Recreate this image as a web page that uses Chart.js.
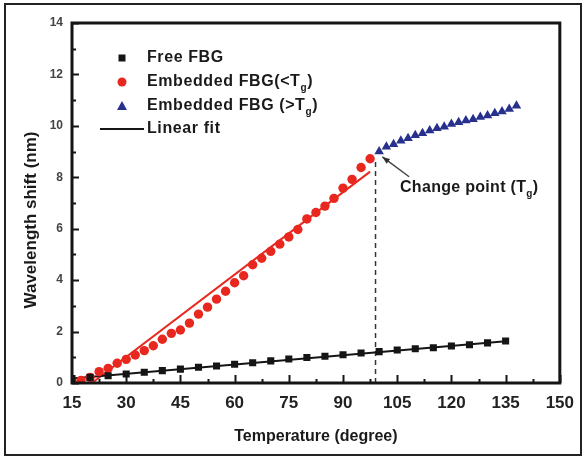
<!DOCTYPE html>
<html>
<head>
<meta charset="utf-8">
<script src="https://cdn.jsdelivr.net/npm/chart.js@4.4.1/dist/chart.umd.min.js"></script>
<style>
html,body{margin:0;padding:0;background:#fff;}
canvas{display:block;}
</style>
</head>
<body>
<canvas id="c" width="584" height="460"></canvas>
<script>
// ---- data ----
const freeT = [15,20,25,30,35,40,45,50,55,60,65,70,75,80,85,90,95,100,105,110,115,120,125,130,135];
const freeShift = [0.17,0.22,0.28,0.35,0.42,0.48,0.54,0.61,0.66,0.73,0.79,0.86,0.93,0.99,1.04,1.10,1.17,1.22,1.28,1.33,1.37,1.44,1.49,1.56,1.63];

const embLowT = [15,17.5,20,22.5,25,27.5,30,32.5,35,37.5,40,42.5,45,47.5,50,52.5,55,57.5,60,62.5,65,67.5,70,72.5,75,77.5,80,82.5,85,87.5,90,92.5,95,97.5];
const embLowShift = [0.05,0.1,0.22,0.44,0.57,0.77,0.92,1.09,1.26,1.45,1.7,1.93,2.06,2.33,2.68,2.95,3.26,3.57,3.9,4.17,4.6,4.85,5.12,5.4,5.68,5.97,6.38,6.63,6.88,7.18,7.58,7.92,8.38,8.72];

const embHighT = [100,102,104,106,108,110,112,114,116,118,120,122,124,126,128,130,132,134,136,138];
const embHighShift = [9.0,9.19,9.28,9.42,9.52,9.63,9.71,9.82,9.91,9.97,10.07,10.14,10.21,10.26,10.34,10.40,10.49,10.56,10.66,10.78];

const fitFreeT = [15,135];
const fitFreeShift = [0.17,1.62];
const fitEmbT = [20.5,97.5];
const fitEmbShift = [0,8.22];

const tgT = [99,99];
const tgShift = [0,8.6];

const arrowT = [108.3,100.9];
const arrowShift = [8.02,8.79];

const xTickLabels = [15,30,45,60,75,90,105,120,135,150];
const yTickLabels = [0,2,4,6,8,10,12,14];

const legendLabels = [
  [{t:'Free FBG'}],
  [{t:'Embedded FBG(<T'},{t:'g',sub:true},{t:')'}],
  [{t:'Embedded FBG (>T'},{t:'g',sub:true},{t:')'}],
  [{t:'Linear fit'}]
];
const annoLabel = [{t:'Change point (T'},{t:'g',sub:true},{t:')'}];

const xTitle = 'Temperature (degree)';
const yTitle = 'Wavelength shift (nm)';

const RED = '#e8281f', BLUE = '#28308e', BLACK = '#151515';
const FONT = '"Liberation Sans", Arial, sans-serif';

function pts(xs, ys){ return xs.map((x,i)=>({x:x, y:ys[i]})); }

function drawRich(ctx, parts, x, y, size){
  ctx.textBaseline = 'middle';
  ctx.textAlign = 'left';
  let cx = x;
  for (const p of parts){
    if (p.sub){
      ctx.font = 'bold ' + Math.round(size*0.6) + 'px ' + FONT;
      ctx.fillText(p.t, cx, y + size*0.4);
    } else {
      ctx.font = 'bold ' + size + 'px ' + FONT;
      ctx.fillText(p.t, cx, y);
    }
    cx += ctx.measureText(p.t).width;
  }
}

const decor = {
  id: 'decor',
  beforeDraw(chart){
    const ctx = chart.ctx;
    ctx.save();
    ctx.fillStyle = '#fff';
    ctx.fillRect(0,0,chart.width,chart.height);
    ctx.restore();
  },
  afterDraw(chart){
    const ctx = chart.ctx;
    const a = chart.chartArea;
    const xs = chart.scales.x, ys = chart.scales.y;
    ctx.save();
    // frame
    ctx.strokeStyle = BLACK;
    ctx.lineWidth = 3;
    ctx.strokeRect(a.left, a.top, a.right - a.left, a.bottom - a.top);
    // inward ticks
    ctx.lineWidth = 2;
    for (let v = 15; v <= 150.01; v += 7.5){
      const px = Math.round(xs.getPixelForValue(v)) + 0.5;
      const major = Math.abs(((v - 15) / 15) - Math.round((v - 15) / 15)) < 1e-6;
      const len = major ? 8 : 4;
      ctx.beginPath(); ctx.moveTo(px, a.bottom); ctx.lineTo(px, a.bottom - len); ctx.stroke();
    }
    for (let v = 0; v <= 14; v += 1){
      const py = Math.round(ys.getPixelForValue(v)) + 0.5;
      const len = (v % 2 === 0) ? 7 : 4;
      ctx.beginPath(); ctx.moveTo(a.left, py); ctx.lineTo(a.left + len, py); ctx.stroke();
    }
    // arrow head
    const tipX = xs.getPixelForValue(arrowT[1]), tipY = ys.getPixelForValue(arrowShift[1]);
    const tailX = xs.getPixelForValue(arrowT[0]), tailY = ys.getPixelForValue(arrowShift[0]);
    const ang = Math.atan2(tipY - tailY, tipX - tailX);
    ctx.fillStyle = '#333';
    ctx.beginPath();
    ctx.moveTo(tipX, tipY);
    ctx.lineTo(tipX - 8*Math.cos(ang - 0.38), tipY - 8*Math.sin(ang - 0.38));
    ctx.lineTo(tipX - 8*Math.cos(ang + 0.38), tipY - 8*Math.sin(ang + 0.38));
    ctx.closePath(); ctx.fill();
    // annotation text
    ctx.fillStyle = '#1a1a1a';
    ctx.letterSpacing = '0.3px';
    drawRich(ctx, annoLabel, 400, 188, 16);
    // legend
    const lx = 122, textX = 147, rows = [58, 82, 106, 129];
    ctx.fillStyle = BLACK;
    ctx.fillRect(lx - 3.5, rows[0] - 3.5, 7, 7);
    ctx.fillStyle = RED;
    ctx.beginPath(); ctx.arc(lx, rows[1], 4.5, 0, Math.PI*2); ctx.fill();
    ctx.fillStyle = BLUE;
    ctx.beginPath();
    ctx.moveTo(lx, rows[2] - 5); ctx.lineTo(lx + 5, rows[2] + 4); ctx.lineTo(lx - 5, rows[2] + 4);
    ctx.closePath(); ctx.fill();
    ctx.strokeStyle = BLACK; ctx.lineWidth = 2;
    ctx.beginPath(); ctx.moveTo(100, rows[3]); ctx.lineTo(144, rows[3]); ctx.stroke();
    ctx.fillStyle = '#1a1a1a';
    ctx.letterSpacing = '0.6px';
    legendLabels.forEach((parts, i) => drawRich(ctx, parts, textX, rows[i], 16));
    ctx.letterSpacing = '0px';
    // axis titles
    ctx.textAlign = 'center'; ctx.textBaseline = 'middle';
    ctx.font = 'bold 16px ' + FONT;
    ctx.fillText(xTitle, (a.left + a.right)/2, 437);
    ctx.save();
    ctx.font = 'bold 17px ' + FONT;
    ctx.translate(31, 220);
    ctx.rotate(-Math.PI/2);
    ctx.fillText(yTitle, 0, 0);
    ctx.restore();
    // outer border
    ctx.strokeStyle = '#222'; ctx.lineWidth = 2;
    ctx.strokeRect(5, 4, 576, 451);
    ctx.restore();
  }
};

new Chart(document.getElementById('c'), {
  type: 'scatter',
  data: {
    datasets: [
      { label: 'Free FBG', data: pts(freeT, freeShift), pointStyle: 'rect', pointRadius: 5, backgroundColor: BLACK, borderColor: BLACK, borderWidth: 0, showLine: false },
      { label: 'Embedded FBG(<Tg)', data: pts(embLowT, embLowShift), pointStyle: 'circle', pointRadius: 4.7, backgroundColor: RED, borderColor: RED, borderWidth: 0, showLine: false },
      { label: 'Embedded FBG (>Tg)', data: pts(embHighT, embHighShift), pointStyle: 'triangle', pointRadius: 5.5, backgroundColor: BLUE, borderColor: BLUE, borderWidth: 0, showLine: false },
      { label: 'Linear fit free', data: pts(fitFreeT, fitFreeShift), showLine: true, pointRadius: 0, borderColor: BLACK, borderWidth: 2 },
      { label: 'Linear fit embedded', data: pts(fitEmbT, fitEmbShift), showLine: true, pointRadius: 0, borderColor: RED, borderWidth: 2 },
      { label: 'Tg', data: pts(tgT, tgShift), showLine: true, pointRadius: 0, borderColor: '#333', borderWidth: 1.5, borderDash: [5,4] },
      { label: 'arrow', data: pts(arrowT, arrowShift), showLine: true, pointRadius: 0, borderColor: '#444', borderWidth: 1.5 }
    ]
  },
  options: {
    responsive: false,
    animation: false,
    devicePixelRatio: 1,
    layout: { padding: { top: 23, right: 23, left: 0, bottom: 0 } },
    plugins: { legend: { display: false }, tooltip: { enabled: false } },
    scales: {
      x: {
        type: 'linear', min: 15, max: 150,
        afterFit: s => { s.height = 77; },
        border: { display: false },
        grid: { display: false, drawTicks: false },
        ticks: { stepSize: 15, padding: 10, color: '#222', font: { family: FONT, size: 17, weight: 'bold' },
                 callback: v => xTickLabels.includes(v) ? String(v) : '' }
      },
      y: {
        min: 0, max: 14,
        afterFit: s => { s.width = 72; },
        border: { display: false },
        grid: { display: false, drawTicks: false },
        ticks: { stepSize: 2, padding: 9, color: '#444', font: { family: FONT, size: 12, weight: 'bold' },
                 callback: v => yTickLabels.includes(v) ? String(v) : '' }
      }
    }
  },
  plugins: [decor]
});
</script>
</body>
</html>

◆ ◆ ◆ ◆

* TASK BRIEF
Repeat the listing above from its first line through the line that contains "const tgShift = [0,8.6];", both included, and nothing more. Drop the pictures.

* FINAL RESULT
Recreate this image as a web page that uses Chart.js.
<!DOCTYPE html>
<html>
<head>
<meta charset="utf-8">
<script src="https://cdn.jsdelivr.net/npm/chart.js@4.4.1/dist/chart.umd.min.js"></script>
<style>
html,body{margin:0;padding:0;background:#fff;}
canvas{display:block;}
</style>
</head>
<body>
<canvas id="c" width="584" height="460"></canvas>
<script>
// ---- data ----
const freeT = [15,20,25,30,35,40,45,50,55,60,65,70,75,80,85,90,95,100,105,110,115,120,125,130,135];
const freeShift = [0.17,0.22,0.28,0.35,0.42,0.48,0.54,0.61,0.66,0.73,0.79,0.86,0.93,0.99,1.04,1.10,1.17,1.22,1.28,1.33,1.37,1.44,1.49,1.56,1.63];

const embLowT = [15,17.5,20,22.5,25,27.5,30,32.5,35,37.5,40,42.5,45,47.5,50,52.5,55,57.5,60,62.5,65,67.5,70,72.5,75,77.5,80,82.5,85,87.5,90,92.5,95,97.5];
const embLowShift = [0.05,0.1,0.22,0.44,0.57,0.77,0.92,1.09,1.26,1.45,1.7,1.93,2.06,2.33,2.68,2.95,3.26,3.57,3.9,4.17,4.6,4.85,5.12,5.4,5.68,5.97,6.38,6.63,6.88,7.18,7.58,7.92,8.38,8.72];

const embHighT = [100,102,104,106,108,110,112,114,116,118,120,122,124,126,128,130,132,134,136,138];
const embHighShift = [9.0,9.19,9.28,9.42,9.52,9.63,9.71,9.82,9.91,9.97,10.07,10.14,10.21,10.26,10.34,10.40,10.49,10.56,10.66,10.78];

const fitFreeT = [15,135];
const fitFreeShift = [0.17,1.62];
const fitEmbT = [20.5,97.5];
const fitEmbShift = [0,8.22];

const tgT = [99,99];
const tgShift = [0,8.6];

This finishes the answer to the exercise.